With the Starter Kit solution, a public-safety agency will utilize Motorola Solutions’ Real-Time Intelligence Console (RIC) as the backbone of the system, which will be integrated with a computer-aided dispatch system, as many as two video systems and a maximum of 100 cameras, according to John Kedzierski, director of product and solutions marketing for Motorola Solutions’ government business.
“The intent of offering a fixed-scope package like that is to provide an easy way for agencies that are looking at a smart-policing initiative to start,” Kedzierski said during an interview with IWCE’s Urgent Communications. “For many departments, they’re looking at smart policing, they’re looking at real-time crime centers, and staffing them with analysts to help in pre-, mid- and post-incident situations. But, for a lot of departments, it’s a new function, and having a fixed-scope solution provides a place to start.
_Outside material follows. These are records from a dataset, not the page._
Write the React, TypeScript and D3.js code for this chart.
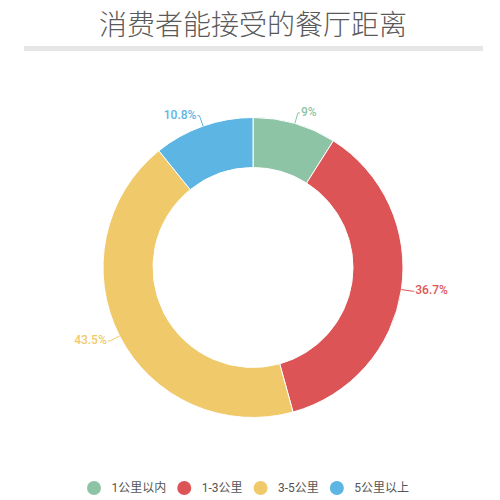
import React from "react";
import * as d3 from "d3";

const TITLE = "消费者能接受的餐厅距离";
const categories = ["1公里以内", "1-3公里", "3-5公里", "5公里以上"];
const values = [9, 36.7, 43.5, 10.8];
const labels = ["9%", "36.7%", "43.5%", "10.8%"];
const colors = ["#8dc4a6", "#dd5456", "#f0c96b", "#5db5e4"];

const W = 500;
const H = 500;
const CX = 253;
const CY = 267.5;
const R_OUT = 150;
const R_IN = 100;

const FONT = "Roboto, 'Noto Sans CJK SC', sans-serif";

function measure(text: string, font: string): number {
  if (typeof document === "undefined") return text.length * 10;
  const c = document.createElement("canvas");
  const ctx = c.getContext("2d");
  if (!ctx) return text.length * 10;
  ctx.font = font;
  return ctx.measureText(text).width;
}

export default function App() {
  const pie = d3
    .pie<number>()
    .value((d) => d)
    .sort(null);
  const arcs = pie(values);
  const arcGen = d3
    .arc<d3.PieArcDatum<number>>()
    .innerRadius(R_IN)
    .outerRadius(R_OUT);

  // legend layout
  const legendFont = `12px ${FONT}`;
  let lx = 94;
  const legendItems = categories.map((c, i) => {
    const w = measure(c, legendFont);
    const item = { cx: lx, tx: lx + 17.5, label: c, color: colors[i] };
    lx = lx + 17.5 + w + 18;
    return item;
  });

  return (
    <svg
      width={W}
      height={H}
      style={{ position: "absolute", left: 0, top: 0, background: "#fff" }}
    >
      <text
        x={CX}
        y={23}
        textAnchor="middle"
        dominantBaseline="central"
        fontFamily="'Noto Sans CJK SC', sans-serif"
        fontWeight={300}
        fontSize={28}
        fill="#5a5a5a"
      >
        {TITLE}
      </text>
      <rect x={24} y={46} width={459} height={5} fill="#e6e6e6" />

      <g transform={`translate(${CX},${CY})`}>
        {arcs.map((a, i) => (
          <path
            key={i}
            d={arcGen(a) || ""}
            fill={colors[i]}
            stroke="#fff"
            strokeWidth={1}
          />
        ))}
        {arcs.map((a, i) => {
          const mid = (a.startAngle + a.endAngle) / 2;
          const sx = Math.sin(mid);
          const sy = -Math.cos(mid);
          const p0 = [sx * R_OUT, sy * R_OUT];
          const p1 = [sx * (R_OUT + 11), sy * (R_OUT + 11)];
          const right = sx >= 0;
          const p2 = [p1[0] + (right ? 2 : -2), p1[1]];
          return (
            <g key={"l" + i}>
              <polyline
                points={`${p0[0]},${p0[1]} ${p1[0]},${p1[1]} ${p2[0]},${p2[1]}`}
                fill="none"
                stroke={colors[i]}
                strokeWidth={1}
              />
              <text
                x={p2[0] + (right ? 1 : -1)}
                y={p2[1] - 1}
                textAnchor={right ? "start" : "end"}
                dominantBaseline="central"
                fontFamily={FONT}
                fontWeight={500}
                fontSize={12}
                fill={colors[i]}
              >
                {labels[i]}
              </text>
            </g>
          );
        })}
      </g>

      {legendItems.map((it, i) => (
        <g key={"lg" + i}>
          <circle cx={it.cx} cy={488} r={7} fill={it.color} />
          <text
            x={it.tx}
            y={488}
            dominantBaseline="central"
            fontFamily={FONT}
            fontSize={12}
            fill="#555"
          >
            {it.label}
          </text>
        </g>
      ))}
    </svg>
  );
}
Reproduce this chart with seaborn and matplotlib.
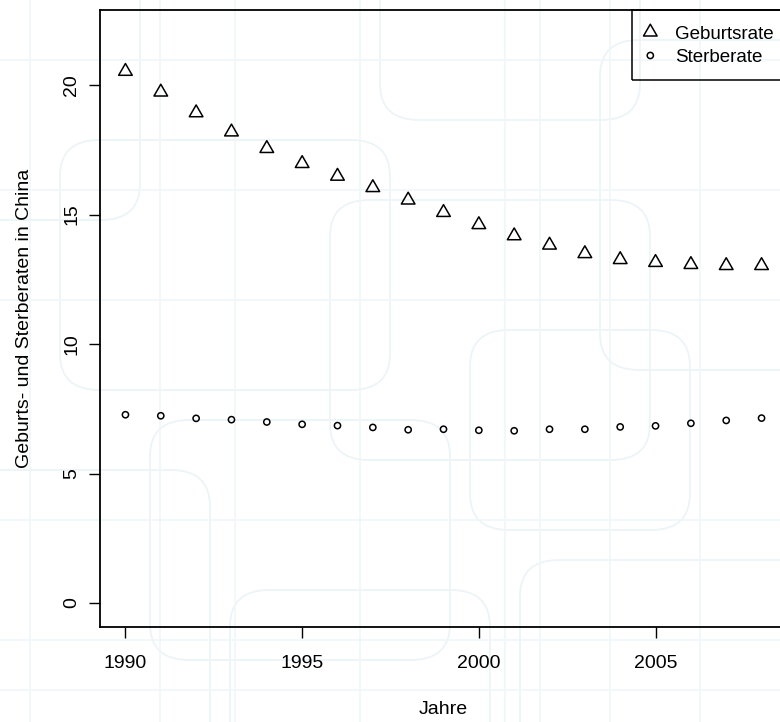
import matplotlib
matplotlib.use("Agg")
import matplotlib.pyplot as plt
import seaborn as sns
import pandas as pd
import numpy as np
from matplotlib.patches import FancyBboxPatch
from matplotlib.lines import Line2D

# ---- data ----
years = list(range(1990, 2009))
geburtsrate = [20.53, 19.73, 18.93, 18.19, 17.55, 16.97, 16.48, 16.04, 15.56, 15.08,
               14.61, 14.18, 13.82, 13.49, 13.26, 13.15, 13.07, 13.03, 13.03]
sterberate = [7.27, 7.23, 7.13, 7.08, 6.99, 6.90, 6.85, 6.78, 6.69, 6.71,
              6.67, 6.65, 6.71, 6.71, 6.80, 6.84, 6.94, 7.05, 7.14]
series_labels = ["Geburtsrate", "Sterberate"]
x_ticks = [1990, 1995, 2000, 2005]
y_ticks = [0, 5, 10, 15, 20]
x_label = "Jahre"
y_label = "Geburts- und Sterberaten in China"

df = pd.DataFrame({
    "Jahr": years * 2,
    "Rate": geburtsrate + sterberate,
    "Serie": [series_labels[0]] * len(years) + [series_labels[1]] * len(years),
})

sns.set_style("white")
plt.rcParams["font.family"] = ["Liberation Sans", "DejaVu Sans"]
plt.rcParams["text.color"] = "black"
plt.rcParams["axes.labelcolor"] = "black"
plt.rcParams["xtick.color"] = "black"
plt.rcParams["ytick.color"] = "black"
FS = 14

W, H = 780, 722
fig = plt.figure(figsize=(W / 100, H / 100), dpi=100)
fig.patch.set_facecolor("white")

# faint wallpaper-like background pattern (decoration)
bg = "#edf4f7"
rects = [(-40, 470, 250, 300), (150, 420, 300, 240), (330, 200, 320, 260),
         (520, 560, 300, 200), (60, 140, 330, 250), (600, 40, 240, 330),
         (380, -60, 260, 180), (-60, -40, 200, 260), (230, 590, 260, 200),
         (470, 330, 220, 200)]
for (x0, y0, w, h) in rects:
    p = FancyBboxPatch((x0 / W, 1 - (y0 + h) / H), w / W, h / H,
                       boxstyle="round,pad=0,rounding_size=0.05",
                       transform=fig.transFigure, fill=False,
                       edgecolor=bg, lw=1.3, zorder=0)
    fig.add_artist(p)
for xv in [30, 160, 235, 360, 505, 540, 610, 700]:
    fig.add_artist(Line2D([xv / W, xv / W], [0, 1], transform=fig.transFigure,
                          color="#f0f6f9", lw=1.2, zorder=0))
for yv in [60, 190, 300, 520, 640, 690]:
    fig.add_artist(Line2D([0, 1], [1 - yv / H, 1 - yv / H], transform=fig.transFigure,
                          color="#f0f6f9", lw=1.2, zorder=0))

# axes: left 100px, right 787px (cropped), top 10px, bottom 627px
left, right, top, bottom = 100, 787, 10, 627
ax = fig.add_axes([left / W, 1 - bottom / H, (right - left) / W, (bottom - top) / H])
ax.set_facecolor("none")

tri = (3, 0, 0)  # equilateral triangle centred on its centroid
marker_map = {series_labels[0]: tri, series_labels[1]: "o"}
size_map = {series_labels[0]: 128, series_labels[1]: 20}
for lab in series_labels:
    sub = df[df["Serie"] == lab]
    sns.scatterplot(data=sub, x="Jahr", y="Rate", marker=marker_map[lab],
                    s=size_map[lab], facecolor="none", edgecolor="black",
                    linewidth=1.1, label=lab, ax=ax, zorder=3)

ax.set_xlim(1989.28, 2008.72)
ax.set_ylim(-0.927, 22.9)
ax.set_xticks(x_ticks)
ax.set_xticklabels([str(t) for t in x_ticks], fontsize=FS)
ax.set_yticks(y_ticks)
ax.set_yticklabels([str(t) for t in y_ticks], fontsize=FS, rotation=90, va="center")
ax.tick_params(axis="both", direction="out", length=8.2, width=1.0, color="black",
               left=True, bottom=True)
ax.tick_params(axis="x", pad=12)
ax.tick_params(axis="y", pad=6)
for sp in ax.spines.values():
    sp.set_visible(True)
    sp.set_color("black")
    sp.set_linewidth(1.3)

ax.set_xlabel(x_label, fontsize=FS)
ax.set_ylabel(y_label, fontsize=FS)
ax.xaxis.set_label_coords(0.5, -0.12)
ax.yaxis.set_label_coords(-0.097, 0.5)

leg = ax.legend(loc="upper right", bbox_to_anchor=(1, 1), borderaxespad=0,
                fontsize=13.5, frameon=True, fancybox=False, edgecolor="black",
                facecolor="none", framealpha=1, borderpad=0.72, labelspacing=0.23,
                handlelength=0.48, handleheight=1.05, handletextpad=1.07)
leg.get_frame().set_linewidth(1.1)

fig.savefig("out.png", dpi=100)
“We’re focused on a scope of features and a scope of services that provides you with the basic technology capabilities that you need to start a real-time crime center, without being so large and complex that it becomes something that an agency can’t fund.”
Kedzierski said the Starter Kit offering—unveiled at IWCE 2014—costs less than the price of a comprehensive real-time crime center, but it is expected that the price will be large enough that an agency will need to fund it as a capital expenditure, as opposed to being able to pay for it with operating funds.